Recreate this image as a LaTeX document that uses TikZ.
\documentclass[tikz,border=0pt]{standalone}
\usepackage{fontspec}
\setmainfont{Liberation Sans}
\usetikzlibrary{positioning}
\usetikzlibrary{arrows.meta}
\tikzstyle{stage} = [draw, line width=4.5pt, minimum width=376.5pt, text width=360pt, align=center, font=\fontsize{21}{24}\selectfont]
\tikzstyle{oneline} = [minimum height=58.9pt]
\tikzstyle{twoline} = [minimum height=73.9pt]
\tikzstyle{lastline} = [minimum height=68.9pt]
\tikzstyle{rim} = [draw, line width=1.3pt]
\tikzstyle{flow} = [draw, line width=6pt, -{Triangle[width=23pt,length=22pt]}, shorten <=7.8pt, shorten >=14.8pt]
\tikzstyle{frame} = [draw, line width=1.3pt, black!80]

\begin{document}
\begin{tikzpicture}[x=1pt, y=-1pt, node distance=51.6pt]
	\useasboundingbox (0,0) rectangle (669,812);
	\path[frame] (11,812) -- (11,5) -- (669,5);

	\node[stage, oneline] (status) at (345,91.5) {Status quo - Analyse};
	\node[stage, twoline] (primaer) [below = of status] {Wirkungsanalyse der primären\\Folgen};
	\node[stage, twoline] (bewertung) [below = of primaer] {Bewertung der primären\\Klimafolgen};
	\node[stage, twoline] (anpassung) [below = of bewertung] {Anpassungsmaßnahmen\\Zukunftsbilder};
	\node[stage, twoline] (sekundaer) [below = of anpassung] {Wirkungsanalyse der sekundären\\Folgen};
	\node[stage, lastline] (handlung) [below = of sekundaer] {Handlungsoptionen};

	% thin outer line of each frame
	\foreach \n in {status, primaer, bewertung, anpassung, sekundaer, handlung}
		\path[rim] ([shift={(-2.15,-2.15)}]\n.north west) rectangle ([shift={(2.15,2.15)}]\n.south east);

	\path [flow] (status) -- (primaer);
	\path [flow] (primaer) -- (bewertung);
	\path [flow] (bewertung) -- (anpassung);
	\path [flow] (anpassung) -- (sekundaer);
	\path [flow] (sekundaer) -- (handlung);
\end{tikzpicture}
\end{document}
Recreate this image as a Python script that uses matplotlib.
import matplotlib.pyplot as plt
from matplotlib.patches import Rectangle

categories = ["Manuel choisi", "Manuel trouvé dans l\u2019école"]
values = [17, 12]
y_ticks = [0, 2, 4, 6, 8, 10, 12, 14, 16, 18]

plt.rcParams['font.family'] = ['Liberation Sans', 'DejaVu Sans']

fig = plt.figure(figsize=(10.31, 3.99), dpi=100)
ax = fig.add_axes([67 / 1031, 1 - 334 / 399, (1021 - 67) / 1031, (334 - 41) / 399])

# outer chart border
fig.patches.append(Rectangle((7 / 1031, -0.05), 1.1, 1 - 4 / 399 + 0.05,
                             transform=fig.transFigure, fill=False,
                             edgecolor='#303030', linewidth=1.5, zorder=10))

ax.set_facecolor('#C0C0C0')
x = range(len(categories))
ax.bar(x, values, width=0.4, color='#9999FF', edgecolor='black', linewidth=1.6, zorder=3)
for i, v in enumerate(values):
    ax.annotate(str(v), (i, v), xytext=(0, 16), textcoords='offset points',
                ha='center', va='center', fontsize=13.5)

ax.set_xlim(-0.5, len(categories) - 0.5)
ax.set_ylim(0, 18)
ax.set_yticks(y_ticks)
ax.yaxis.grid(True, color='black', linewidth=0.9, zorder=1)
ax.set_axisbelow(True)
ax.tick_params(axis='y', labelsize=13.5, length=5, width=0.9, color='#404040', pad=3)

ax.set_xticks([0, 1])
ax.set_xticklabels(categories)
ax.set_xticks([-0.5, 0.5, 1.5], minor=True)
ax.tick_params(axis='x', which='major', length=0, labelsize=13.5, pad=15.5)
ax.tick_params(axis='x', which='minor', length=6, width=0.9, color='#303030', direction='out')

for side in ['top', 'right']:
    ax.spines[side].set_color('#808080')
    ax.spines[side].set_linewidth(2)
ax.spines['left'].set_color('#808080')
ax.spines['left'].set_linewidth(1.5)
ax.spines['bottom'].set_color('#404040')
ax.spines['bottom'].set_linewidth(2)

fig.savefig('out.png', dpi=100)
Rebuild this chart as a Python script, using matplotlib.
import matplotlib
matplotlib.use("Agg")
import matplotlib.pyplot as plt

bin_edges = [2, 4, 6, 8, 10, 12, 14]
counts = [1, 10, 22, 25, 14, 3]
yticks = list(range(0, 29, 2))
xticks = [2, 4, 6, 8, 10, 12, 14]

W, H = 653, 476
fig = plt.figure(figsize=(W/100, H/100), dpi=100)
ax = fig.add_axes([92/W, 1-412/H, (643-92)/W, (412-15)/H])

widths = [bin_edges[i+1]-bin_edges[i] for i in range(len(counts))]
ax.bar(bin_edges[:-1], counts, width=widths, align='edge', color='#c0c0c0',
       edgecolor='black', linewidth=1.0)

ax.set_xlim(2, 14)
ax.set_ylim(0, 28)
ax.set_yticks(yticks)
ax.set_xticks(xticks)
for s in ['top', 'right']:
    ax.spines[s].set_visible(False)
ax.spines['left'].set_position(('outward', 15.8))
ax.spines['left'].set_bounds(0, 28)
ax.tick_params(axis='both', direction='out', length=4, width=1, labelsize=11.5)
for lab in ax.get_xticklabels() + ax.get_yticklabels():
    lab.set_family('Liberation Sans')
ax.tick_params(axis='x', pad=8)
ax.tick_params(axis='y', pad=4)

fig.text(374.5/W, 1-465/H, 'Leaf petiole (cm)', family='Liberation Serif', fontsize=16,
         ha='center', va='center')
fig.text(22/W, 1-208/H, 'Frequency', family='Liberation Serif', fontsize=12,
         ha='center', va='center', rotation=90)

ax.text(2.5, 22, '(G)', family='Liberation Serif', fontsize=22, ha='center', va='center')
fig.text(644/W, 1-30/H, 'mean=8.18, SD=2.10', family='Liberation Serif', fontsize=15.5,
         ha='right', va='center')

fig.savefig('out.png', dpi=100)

AIM
Give the data again, exactly as it stands.

RESULT FOR THIS TASK
Recreate this image as a LaTeX document that uses TikZ.
\documentclass[tikz,border=0pt]{standalone}
\usepackage{fontspec}
\setmainfont{Liberation Sans}
\usetikzlibrary{positioning}
\usetikzlibrary{arrows.meta}
\tikzstyle{stage} = [draw, line width=4.5pt, minimum width=376.5pt, text width=360pt, align=center, font=\fontsize{21}{24}\selectfont]
\tikzstyle{oneline} = [minimum height=58.9pt]
\tikzstyle{twoline} = [minimum height=73.9pt]
\tikzstyle{lastline} = [minimum height=68.9pt]
\tikzstyle{rim} = [draw, line width=1.3pt]
\tikzstyle{flow} = [draw, line width=6pt, -{Triangle[width=23pt,length=22pt]}, shorten <=7.8pt, shorten >=14.8pt]
\tikzstyle{frame} = [draw, line width=1.3pt, black!80]

\begin{document}
\begin{tikzpicture}[x=1pt, y=-1pt, node distance=51.6pt]
	\useasboundingbox (0,0) rectangle (669,812);
	\path[frame] (11,812) -- (11,5) -- (669,5);

	\node[stage, oneline] (status) at (345,91.5) {Status quo - Analyse};
	\node[stage, twoline] (primaer) [below = of status] {Wirkungsanalyse der primären\\Folgen};
	\node[stage, twoline] (bewertung) [below = of primaer] {Bewertung der primären\\Klimafolgen};
	\node[stage, twoline] (anpassung) [below = of bewertung] {Anpassungsmaßnahmen\\Zukunftsbilder};
	\node[stage, twoline] (sekundaer) [below = of anpassung] {Wirkungsanalyse der sekundären\\Folgen};
	\node[stage, lastline] (handlung) [below = of sekundaer] {Handlungsoptionen};

	% thin outer line of each frame
	\foreach \n in {status, primaer, bewertung, anpassung, sekundaer, handlung}
		\path[rim] ([shift={(-2.15,-2.15)}]\n.north west) rectangle ([shift={(2.15,2.15)}]\n.south east);

	\path [flow] (status) -- (primaer);
	\path [flow] (primaer) -- (bewertung);
	\path [flow] (bewertung) -- (anpassung);
	\path [flow] (anpassung) -- (sekundaer);
	\path [flow] (sekundaer) -- (handlung);
\end{tikzpicture}
\end{document}
Recreate this image as a Python script that uses matplotlib.
import matplotlib.pyplot as plt
from matplotlib.patches import Rectangle

categories = ["Manuel choisi", "Manuel trouvé dans l\u2019école"]
values = [17, 12]
y_ticks = [0, 2, 4, 6, 8, 10, 12, 14, 16, 18]

plt.rcParams['font.family'] = ['Liberation Sans', 'DejaVu Sans']

fig = plt.figure(figsize=(10.31, 3.99), dpi=100)
ax = fig.add_axes([67 / 1031, 1 - 334 / 399, (1021 - 67) / 1031, (334 - 41) / 399])

# outer chart border
fig.patches.append(Rectangle((7 / 1031, -0.05), 1.1, 1 - 4 / 399 + 0.05,
                             transform=fig.transFigure, fill=False,
                             edgecolor='#303030', linewidth=1.5, zorder=10))

ax.set_facecolor('#C0C0C0')
x = range(len(categories))
ax.bar(x, values, width=0.4, color='#9999FF', edgecolor='black', linewidth=1.6, zorder=3)
for i, v in enumerate(values):
    ax.annotate(str(v), (i, v), xytext=(0, 16), textcoords='offset points',
                ha='center', va='center', fontsize=13.5)

ax.set_xlim(-0.5, len(categories) - 0.5)
ax.set_ylim(0, 18)
ax.set_yticks(y_ticks)
ax.yaxis.grid(True, color='black', linewidth=0.9, zorder=1)
ax.set_axisbelow(True)
ax.tick_params(axis='y', labelsize=13.5, length=5, width=0.9, color='#404040', pad=3)

ax.set_xticks([0, 1])
ax.set_xticklabels(categories)
ax.set_xticks([-0.5, 0.5, 1.5], minor=True)
ax.tick_params(axis='x', which='major', length=0, labelsize=13.5, pad=15.5)
ax.tick_params(axis='x', which='minor', length=6, width=0.9, color='#303030', direction='out')

for side in ['top', 'right']:
    ax.spines[side].set_color('#808080')
    ax.spines[side].set_linewidth(2)
ax.spines['left'].set_color('#808080')
ax.spines['left'].set_linewidth(1.5)
ax.spines['bottom'].set_color('#404040')
ax.spines['bottom'].set_linewidth(2)

fig.savefig('out.png', dpi=100)
Rebuild this chart as a Python script, using matplotlib.
import matplotlib
matplotlib.use("Agg")
import matplotlib.pyplot as plt

bin_edges = [2, 4, 6, 8, 10, 12, 14]
counts = [1, 10, 22, 25, 14, 3]
yticks = list(range(0, 29, 2))
xticks = [2, 4, 6, 8, 10, 12, 14]

W, H = 653, 476
fig = plt.figure(figsize=(W/100, H/100), dpi=100)
ax = fig.add_axes([92/W, 1-412/H, (643-92)/W, (412-15)/H])

widths = [bin_edges[i+1]-bin_edges[i] for i in range(len(counts))]
ax.bar(bin_edges[:-1], counts, width=widths, align='edge', color='#c0c0c0',
       edgecolor='black', linewidth=1.0)

ax.set_xlim(2, 14)
ax.set_ylim(0, 28)
ax.set_yticks(yticks)
ax.set_xticks(xticks)
for s in ['top', 'right']:
    ax.spines[s].set_visible(False)
ax.spines['left'].set_position(('outward', 15.8))
ax.spines['left'].set_bounds(0, 28)
ax.tick_params(axis='both', direction='out', length=4, width=1, labelsize=11.5)
for lab in ax.get_xticklabels() + ax.get_yticklabels():
    lab.set_family('Liberation Sans')
ax.tick_params(axis='x', pad=8)
ax.tick_params(axis='y', pad=4)

fig.text(374.5/W, 1-465/H, 'Leaf petiole (cm)', family='Liberation Serif', fontsize=16,
         ha='center', va='center')
fig.text(22/W, 1-208/H, 'Frequency', family='Liberation Serif', fontsize=12,
         ha='center', va='center', rotation=90)

ax.text(2.5, 22, '(G)', family='Liberation Serif', fontsize=22, ha='center', va='center')
fig.text(644/W, 1-30/H, 'mean=8.18, SD=2.10', family='Liberation Serif', fontsize=15.5,
         ha='right', va='center')

fig.savefig('out.png', dpi=100)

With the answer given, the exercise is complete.